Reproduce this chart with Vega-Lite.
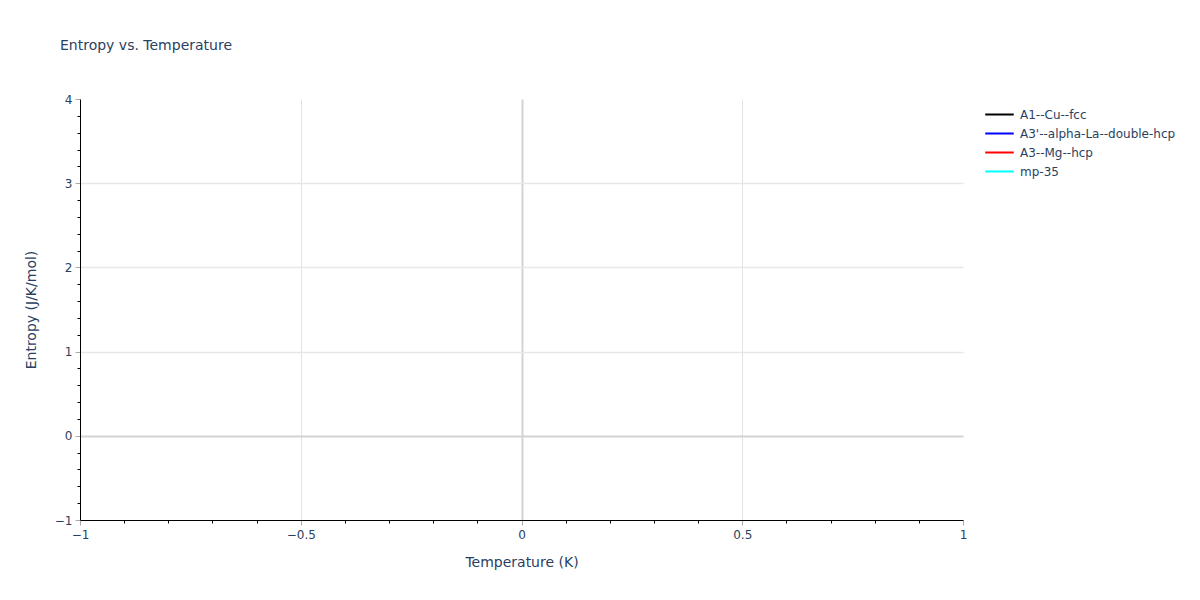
{
  "$schema": "https://vega.github.io/schema/vega-lite/v6.json",
  "description": "Entropy vs. Temperature, empty plotly-style chart with four series in the legend.",
  "background": "white",
  "autosize": {"type": "none"},
  "padding": {"left": 80, "top": 99, "right": 237, "bottom": 80},
  "width": 883,
  "height": 421,
  "title": {
    "text": "Entropy vs. Temperature",
    "anchor": "start",
    "frame": "group",
    "dx": -20,
    "offset": 40,
    "fontSize": 14,
    "fontWeight": "normal",
    "font": "DejaVu Sans",
    "color": "#2a3f5f"
  },
  "data": {
    "values": [
      {"structure": "A1--Cu--fcc", "temperature": 0, "entropy": 0},
      {"structure": "A3'--alpha-La--double-hcp", "temperature": 0, "entropy": 0},
      {"structure": "A3--Mg--hcp", "temperature": 0, "entropy": 0},
      {"structure": "mp-35", "temperature": 0, "entropy": 0}
    ]
  },
  "layer": [
    {
      "mark": {"type": "line", "strokeWidth": 2},
      "encoding": {
        "x": {
          "field": "temperature",
          "type": "quantitative",
          "scale": {"domain": [-1, 1], "nice": false, "zero": false},
          "axis": {
            "orient": "bottom",
            "title": "Temperature (K)",
            "values": [-1, -0.5, 0, 0.5, 1],
            "format": "~g",
            "labelFlush": false,
            "grid": true,
            "gridColor": {"condition": {"test": "datum.value === 0", "value": "#d3d3d3"}, "value": "#e3e3e3"},
            "gridWidth": {"condition": {"test": "datum.value === 0", "value": 2}, "value": 1},
            "gridOpacity": {"condition": {"test": "abs(datum.value) === 1", "value": 0}, "value": 1},
            "domainColor": "#000000",
            "tickColor": "#a8a8a8",
            "tickSize": 5,
            "labelPadding": 4,
            "titlePadding": 15
          }
        },
        "y": {
          "field": "entropy",
          "type": "quantitative",
          "scale": {"domain": [-1, 4], "nice": false, "zero": false},
          "axis": {
            "orient": "left",
            "title": "Entropy (J/K/mol)",
            "values": [-1, 0, 1, 2, 3, 4],
            "format": "~g",
            "labelFlush": false,
            "grid": true,
            "gridColor": {"condition": {"test": "datum.value === 0", "value": "#d3d3d3"}, "value": "#e8e8e8"},
            "gridWidth": {"condition": {"test": "datum.value === 0", "value": 2}, "value": 1.5},
            "gridOpacity": {"condition": {"test": "datum.value === -1 || datum.value === 4", "value": 0}, "value": 1},
            "domainColor": "#000000",
            "tickColor": "#a8a8a8",
            "tickSize": 5,
            "labelPadding": 3,
            "titlePadding": 16
          }
        },
        "color": {
          "field": "structure",
          "type": "nominal",
          "scale": {
            "domain": ["A1--Cu--fcc", "A3'--alpha-La--double-hcp", "A3--Mg--hcp", "mp-35"],
            "range": ["#000000", "#0000ff", "#ff0000", "#00ffff"]
          },
          "legend": {
            "title": null,
            "orient": "right",
            "offset": 21,
            "padding": 5,
            "symbolType": "M-1.5,0H1.5",
            "symbolSize": 361,
            "symbolStrokeWidth": 2,
            "labelOffset": 10,
            "rowPadding": 2
          }
        }
      }
    },
    {
      "mark": {"type": "point", "opacity": 0},
      "encoding": {
        "x": {
          "field": "temperature",
          "type": "quantitative",
          "axis": {
            "orient": "bottom",
            "title": null,
            "values": [-0.9, -0.8, -0.7, -0.6, -0.4, -0.3, -0.2, -0.1, 0.1, 0.2, 0.3, 0.4, 0.6, 0.7, 0.8, 0.9],
            "labels": false,
            "domain": false,
            "grid": false,
            "tickColor": "#000000",
            "tickSize": 3
          }
        },
        "y": {
          "field": "entropy",
          "type": "quantitative",
          "axis": {
            "orient": "left",
            "title": null,
            "values": [-0.8, -0.6, -0.4, -0.2, 0.2, 0.4, 0.6, 0.8, 1.2, 1.4, 1.6, 1.8, 2.2, 2.4, 2.6, 2.8, 3.2, 3.4, 3.6, 3.8],
            "labels": false,
            "domain": false,
            "grid": false,
            "tickColor": "#000000",
            "tickSize": 3
          }
        }
      }
    }
  ],
  "resolve": {"axis": {"x": "independent", "y": "independent"}},
  "config": {
    "font": "DejaVu Sans",
    "view": {"stroke": null},
    "axis": {
      "labelFont": "DejaVu Sans",
      "labelFontSize": 12,
      "labelColor": "#2a3f5f",
      "titleFont": "DejaVu Sans",
      "titleFontSize": 14,
      "titleFontWeight": "normal",
      "titleColor": "#2a3f5f",
      "domainWidth": 1
    },
    "legend": {
      "labelFont": "DejaVu Sans",
      "labelFontSize": 12,
      "labelColor": "#2a3f5f"
    }
  }
}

.....

## REQUEST
Omit the pictures and reproduce the listing exactly.

## WRITTEN RESPONSE
Reproduce this chart with Vega-Lite.
{
  "$schema": "https://vega.github.io/schema/vega-lite/v6.json",
  "description": "Entropy vs. Temperature, empty plotly-style chart with four series in the legend.",
  "background": "white",
  "autosize": {"type": "none"},
  "padding": {"left": 80, "top": 99, "right": 237, "bottom": 80},
  "width": 883,
  "height": 421,
  "title": {
    "text": "Entropy vs. Temperature",
    "anchor": "start",
    "frame": "group",
    "dx": -20,
    "offset": 40,
    "fontSize": 14,
    "fontWeight": "normal",
    "font": "DejaVu Sans",
    "color": "#2a3f5f"
  },
  "data": {
    "values": [
      {"structure": "A1--Cu--fcc", "temperature": 0, "entropy": 0},
      {"structure": "A3'--alpha-La--double-hcp", "temperature": 0, "entropy": 0},
      {"structure": "A3--Mg--hcp", "temperature": 0, "entropy": 0},
      {"structure": "mp-35", "temperature": 0, "entropy": 0}
    ]
  },
  "layer": [
    {
      "mark": {"type": "line", "strokeWidth": 2},
      "encoding": {
        "x": {
          "field": "temperature",
          "type": "quantitative",
          "scale": {"domain": [-1, 1], "nice": false, "zero": false},
          "axis": {
            "orient": "bottom",
            "title": "Temperature (K)",
            "values": [-1, -0.5, 0, 0.5, 1],
            "format": "~g",
            "labelFlush": false,
            "grid": true,
            "gridColor": {"condition": {"test": "datum.value === 0", "value": "#d3d3d3"}, "value": "#e3e3e3"},
            "gridWidth": {"condition": {"test": "datum.value === 0", "value": 2}, "value": 1},
            "gridOpacity": {"condition": {"test": "abs(datum.value) === 1", "value": 0}, "value": 1},
            "domainColor": "#000000",
            "tickColor": "#a8a8a8",
            "tickSize": 5,
            "labelPadding": 4,
            "titlePadding": 15
          }
        },
        "y": {
          "field": "entropy",
          "type": "quantitative",
          "scale": {"domain": [-1, 4], "nice": false, "zero": false},
          "axis": {
            "orient": "left",
            "title": "Entropy (J/K/mol)",
            "values": [-1, 0, 1, 2, 3, 4],
            "format": "~g",
            "labelFlush": false,
            "grid": true,
            "gridColor": {"condition": {"test": "datum.value === 0", "value": "#d3d3d3"}, "value": "#e8e8e8"},
            "gridWidth": {"condition": {"test": "datum.value === 0", "value": 2}, "value": 1.5},
            "gridOpacity": {"condition": {"test": "datum.value === -1 || datum.value === 4", "value": 0}, "value": 1},
            "domainColor": "#000000",
            "tickColor": "#a8a8a8",
            "tickSize": 5,
            "labelPadding": 3,
            "titlePadding": 16
          }
        },
        "color": {
          "field": "structure",
          "type": "nominal",
          "scale": {
            "domain": ["A1--Cu--fcc", "A3'--alpha-La--double-hcp", "A3--Mg--hcp", "mp-35"],
            "range": ["#000000", "#0000ff", "#ff0000", "#00ffff"]
          },
          "legend": {
            "title": null,
            "orient": "right",
            "offset": 21,
            "padding": 5,
            "symbolType": "M-1.5,0H1.5",
            "symbolSize": 361,
            "symbolStrokeWidth": 2,
            "labelOffset": 10,
            "rowPadding": 2
          }
        }
      }
    },
    {
      "mark": {"type": "point", "opacity": 0},
      "encoding": {
        "x": {
          "field": "temperature",
          "type": "quantitative",
          "axis": {
            "orient": "bottom",
            "title": null,
            "values": [-0.9, -0.8, -0.7, -0.6, -0.4, -0.3, -0.2, -0.1, 0.1, 0.2, 0.3, 0.4, 0.6, 0.7, 0.8, 0.9],
            "labels": false,
            "domain": false,
            "grid": false,
            "tickColor": "#000000",
            "tickSize": 3
          }
        },
        "y": {
          "field": "entropy",
          "type": "quantitative",
          "axis": {
            "orient": "left",
            "title": null,
            "values": [-0.8, -0.6, -0.4, -0.2, 0.2, 0.4, 0.6, 0.8, 1.2, 1.4, 1.6, 1.8, 2.2, 2.4, 2.6, 2.8, 3.2, 3.4, 3.6, 3.8],
            "labels": false,
            "domain": false,
            "grid": false,
            "tickColor": "#000000",
            "tickSize": 3
          }
        }
      }
    }
  ],
  "resolve": {"axis": {"x": "independent", "y": "independent"}},
  "config": {
    "font": "DejaVu Sans",
    "view": {"stroke": null},
    "axis": {
      "labelFont": "DejaVu Sans",
      "labelFontSize": 12,
      "labelColor": "#2a3f5f",
      "titleFont": "DejaVu Sans",
      "titleFontSize": 14,
      "titleFontWeight": "normal",
      "titleColor": "#2a3f5f",
      "domainWidth": 1
    },
    "legend": {
      "labelFont": "DejaVu Sans",
      "labelFontSize": 12,
      "labelColor": "#2a3f5f"
    }
  }
}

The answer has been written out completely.